EXERCISE DESCRIPTION: Find and copy every line in the records that includes the string "React".

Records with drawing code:
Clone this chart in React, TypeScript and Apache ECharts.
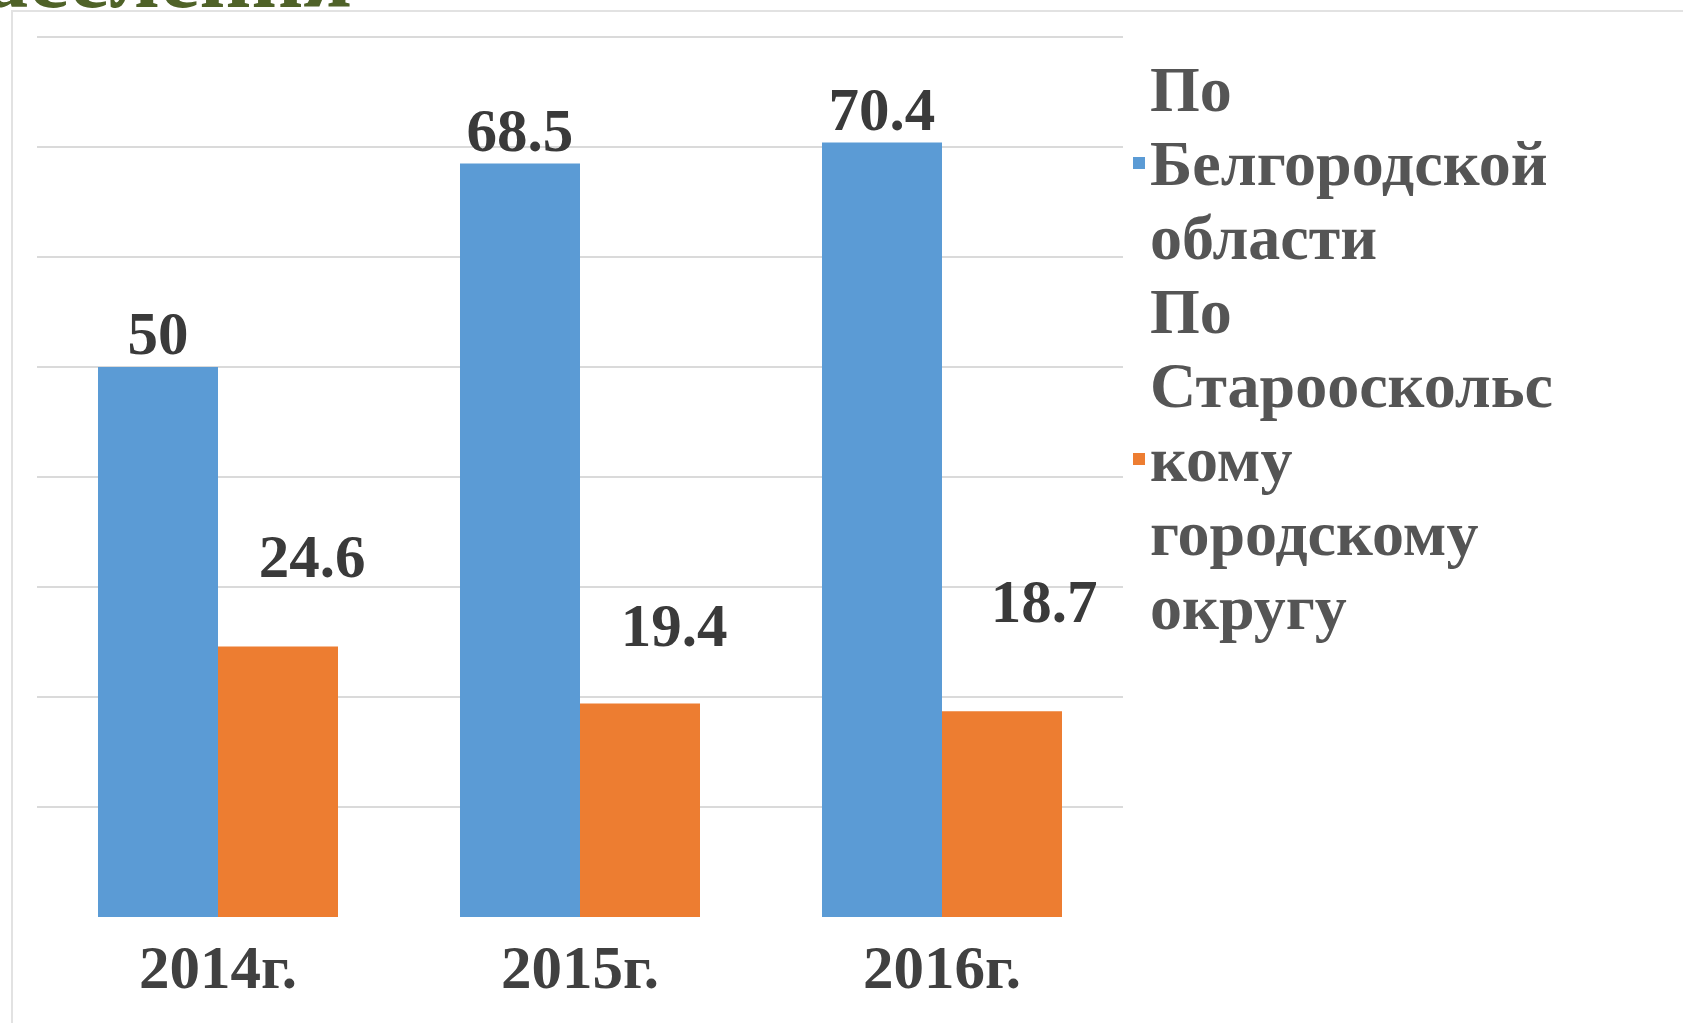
import React, { useEffect, useRef } from "react";
import * as echarts from "echarts";

const categories = ["2014г.", "2015г.", "2016г."];
const seriesNames = ["По Белгородской области", "По Старооскольскому городскому округу"];
const legendLabels = ["По\nБелгородской\nобласти", "По\nСтарооскольс\nкому\nгородскому\nокругу"];
const belgorodValues = [50, 68.5, 70.4];
const staroValues = [24.6, 19.4, 18.7];
const titleFragment = "населения";

const SERIF = "'Liberation Serif', 'Times New Roman', serif";

export default function App() {
  const ref = useRef<HTMLDivElement>(null);
  useEffect(() => {
    if (!ref.current) return;
    const chart = echarts.init(ref.current, null, { renderer: "svg" });
    const orangeOffsets = [[34, -57], [34, -46], [42, -77]];
    chart.setOption({
      animation: false,
      backgroundColor: "#ffffff",
      graphic: [
        {
          type: "rect",
          shape: { x: 12, y: 11, width: 1800, height: 1200 },
          style: { fill: "none", stroke: "#e2e2e2", lineWidth: 2 },
          silent: true,
          z: -10,
        },
        {
          type: "text",
          x: 352,
          y: -24,
          style: {
            text: titleFragment,
            fill: "#4f6228",
            font: `bold 90px ${SERIF}`,
            align: "right",
            verticalAlign: "middle",
          },
        },
      ],
      grid: { left: 37, right: 560, top: 37, bottom: 106, containLabel: false },
      legend: {
        orient: "vertical",
        left: 1133,
        top: 52,
        padding: 0,
        itemGap: 0,
        itemWidth: 12,
        itemHeight: 12,
        icon: "rect",
        data: seriesNames,
        formatter: (name: string) => legendLabels[seriesNames.indexOf(name)],
        textStyle: {
          fontFamily: SERIF,
          fontWeight: "bold",
          fontSize: 64,
          lineHeight: 74,
          color: "#555555",
        },
      },
      xAxis: {
        type: "category",
        data: categories,
        axisLine: { show: false },
        axisTick: { show: false },
        axisLabel: {
          fontFamily: SERIF,
          fontWeight: "bold",
          fontSize: 61,
          color: "#404040",
          margin: 20,
        },
      },
      yAxis: {
        type: "value",
        min: 0,
        max: 80,
        interval: 10,
        axisLabel: { show: false },
        axisLine: { show: false },
        axisTick: { show: false },
        splitLine: { show: true, showMinLine: false, lineStyle: { color: "#dadada", width: 2 } },
      },
      series: [
        {
          name: seriesNames[0],
          type: "bar",
          data: belgorodValues,
          barGap: "0%",
          barCategoryGap: "33.7%",
          itemStyle: { color: "#5b9bd5" },
          label: {
            show: true,
            position: "top",
            distance: 3,
            fontFamily: SERIF,
            fontWeight: "bold",
            fontSize: 61,
            color: "#3a3a3a",
          },
        },
        {
          name: seriesNames[1],
          type: "bar",
          data: staroValues.map((v, i) => ({
            value: v,
            label: { offset: orangeOffsets[i] },
          })),
          barGap: "0%",
          barCategoryGap: "33.7%",
          itemStyle: { color: "#ed7d31" },
          label: {
            show: true,
            position: "top",
            distance: 2,
            fontFamily: SERIF,
            fontWeight: "bold",
            fontSize: 61,
            color: "#3a3a3a",
          },
        },
      ],
    });
    return () => chart.dispose();
  }, []);
  return (
    <div
      ref={ref}
      style={{ position: "fixed", left: 0, top: 0, width: 1683, height: 1023 }}
    />
  );
}
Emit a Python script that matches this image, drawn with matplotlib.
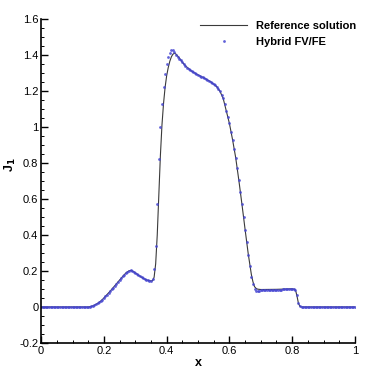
import numpy as np
import matplotlib
matplotlib.use("Agg")
import matplotlib.pyplot as plt
from matplotlib.ticker import MultipleLocator

plt.rcParams["font.family"] = ["Liberation Sans", "DejaVu Sans"]

# hybrid FV/FE solution on a uniform grid, dx = 0.005
hyb_x = np.linspace(0.0, 1.0, 201)
hyb_y = [
    0, 0, 0, 0, 0, 0, 0, 0, 0, 0,
    0, 0, 0, 0, 0, 0, 0, 0, 0, 0,
    0, 0, 0, 0, 0, 0, 0, 0, 0, 0,
    0, 0.001, 0.003, 0.006, 0.010, 0.015, 0.020, 0.026, 0.033, 0.041,
    0.050, 0.059, 0.068, 0.078, 0.088, 0.098, 0.108, 0.118, 0.129, 0.139,
    0.150, 0.160, 0.170, 0.180, 0.189, 0.196, 0.201, 0.203, 0.201, 0.197,
    0.190, 0.184, 0.177, 0.171, 0.165, 0.160, 0.155, 0.151, 0.148, 0.146,
    0.146, 0.155, 0.209, 0.339, 0.572, 0.824, 1.000, 1.130, 1.224, 1.294,
    1.348, 1.390, 1.413, 1.428, 1.426, 1.415, 1.402, 1.390, 1.380, 1.370,
    1.360, 1.350, 1.340, 1.330, 1.322, 1.315, 1.310, 1.305, 1.300, 1.295,
    1.290, 1.285, 1.280, 1.276, 1.272, 1.267, 1.262, 1.257, 1.252, 1.246,
    1.240, 1.233, 1.224, 1.213, 1.198, 1.180, 1.160, 1.130, 1.090, 1.055,
    1.020, 0.975, 0.930, 0.880, 0.830, 0.770, 0.705, 0.640, 0.570, 0.500,
    0.430, 0.360, 0.290, 0.225, 0.165, 0.125, 0.100, 0.088, 0.086, 0.089,
    0.092, 0.093, 0.093, 0.094, 0.094, 0.095, 0.095, 0.095, 0.096, 0.096,
    0.096, 0.097, 0.097, 0.097, 0.098, 0.098, 0.098, 0.099, 0.099, 0.100,
    0.100, 0.100, 0.092, 0.066, 0.022, 0.003, 0, 0, 0, 0,
    0, 0, 0, 0, 0, 0, 0, 0, 0, 0,
    0, 0, 0, 0, 0, 0, 0, 0, 0, 0,
    0, 0, 0, 0, 0, 0, 0, 0, 0, 0,
    0,
]

# reference solution
ref_x = [0, 0.15, 0.16, 0.17, 0.18, 0.19, 0.2, 0.22, 0.24, 0.26,
         0.27, 0.28, 0.285, 0.29, 0.3, 0.31, 0.32, 0.33, 0.34, 0.35,
         0.355, 0.36, 0.365, 0.37, 0.375, 0.38, 0.385, 0.39, 0.395, 0.4,
         0.405, 0.41, 0.415, 0.42, 0.425, 0.43, 0.44, 0.45, 0.46, 0.48,
         0.5, 0.52, 0.54, 0.56, 0.57, 0.58, 0.59, 0.6, 0.61, 0.62,
         0.63, 0.64, 0.65, 0.66, 0.67, 0.675, 0.68, 0.685, 0.69, 0.7,
         0.75, 0.8, 0.808, 0.812, 0.816, 0.82, 0.825, 0.83, 1.0]
ref_y = [0, 0, 0.003, 0.01, 0.02, 0.033, 0.05, 0.088, 0.129, 0.17,
         0.189, 0.201, 0.203, 0.201, 0.19, 0.177, 0.165, 0.155, 0.148, 0.145,
         0.146, 0.165, 0.24, 0.40, 0.62, 0.84, 1.01, 1.13, 1.22, 1.285,
         1.33, 1.365, 1.39, 1.405, 1.41, 1.405, 1.385, 1.36, 1.34, 1.31,
         1.29, 1.272, 1.252, 1.224, 1.198, 1.16, 1.09, 1.02, 0.93, 0.83,
         0.705, 0.57, 0.43, 0.295, 0.18, 0.14, 0.113, 0.103, 0.099, 0.097,
         0.098, 0.101, 0.098, 0.085, 0.055, 0.02, 0.003, 0, 0]

fig = plt.figure(figsize=(3.74, 3.74), dpi=100)
ax = fig.add_axes([0.110, 0.083, 0.839, 0.866])

ax.plot(ref_x, ref_y, color="#3a3a3a", linewidth=0.8, label="Reference solution")
ax.plot(hyb_x, hyb_y, linestyle="none", marker="o", markersize=2.0,
        markeredgewidth=0, color="#4646d2", alpha=0.85, label="Hybrid FV/FE")

ax.set_xlim(0, 1)
ax.set_ylim(-0.2, 1.6)
ax.xaxis.set_major_locator(MultipleLocator(0.2))
ax.xaxis.set_minor_locator(MultipleLocator(0.05))
ax.yaxis.set_major_locator(MultipleLocator(0.2))
ax.yaxis.set_minor_locator(MultipleLocator(0.05))
ax.xaxis.set_major_formatter(plt.FuncFormatter(lambda v, p: f"{v:g}"))
ax.yaxis.set_major_formatter(plt.FuncFormatter(lambda v, p: f"{v:g}"))

for s in ["top", "right"]:
    ax.spines[s].set_visible(False)
for s in ["left", "bottom"]:
    ax.spines[s].set_linewidth(1.2)

ax.tick_params(which="major", direction="in", length=5, width=1.0,
               labelsize=8, pad=2)
ax.tick_params(which="minor", direction="in", length=2.5, width=0.7)

ax.set_xlabel("x", fontsize=9, fontweight="bold", labelpad=1)
ax.set_ylabel(r"J$_\mathbf{1}$", fontsize=9, fontweight="bold")
ax.yaxis.set_label_coords(-0.075, 0.55)

ax.legend(loc="upper right", bbox_to_anchor=(1.025, 1.015), frameon=False,
          handlelength=4.2, borderaxespad=0.2, labelspacing=0.55,
          handletextpad=0.8, prop={"weight": "bold", "size": 8})

fig.savefig("out.png", dpi=100)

EXERCISE ANSWER:
Clone this chart in React, TypeScript and Apache ECharts.
import React, { useEffect, useRef } from "react";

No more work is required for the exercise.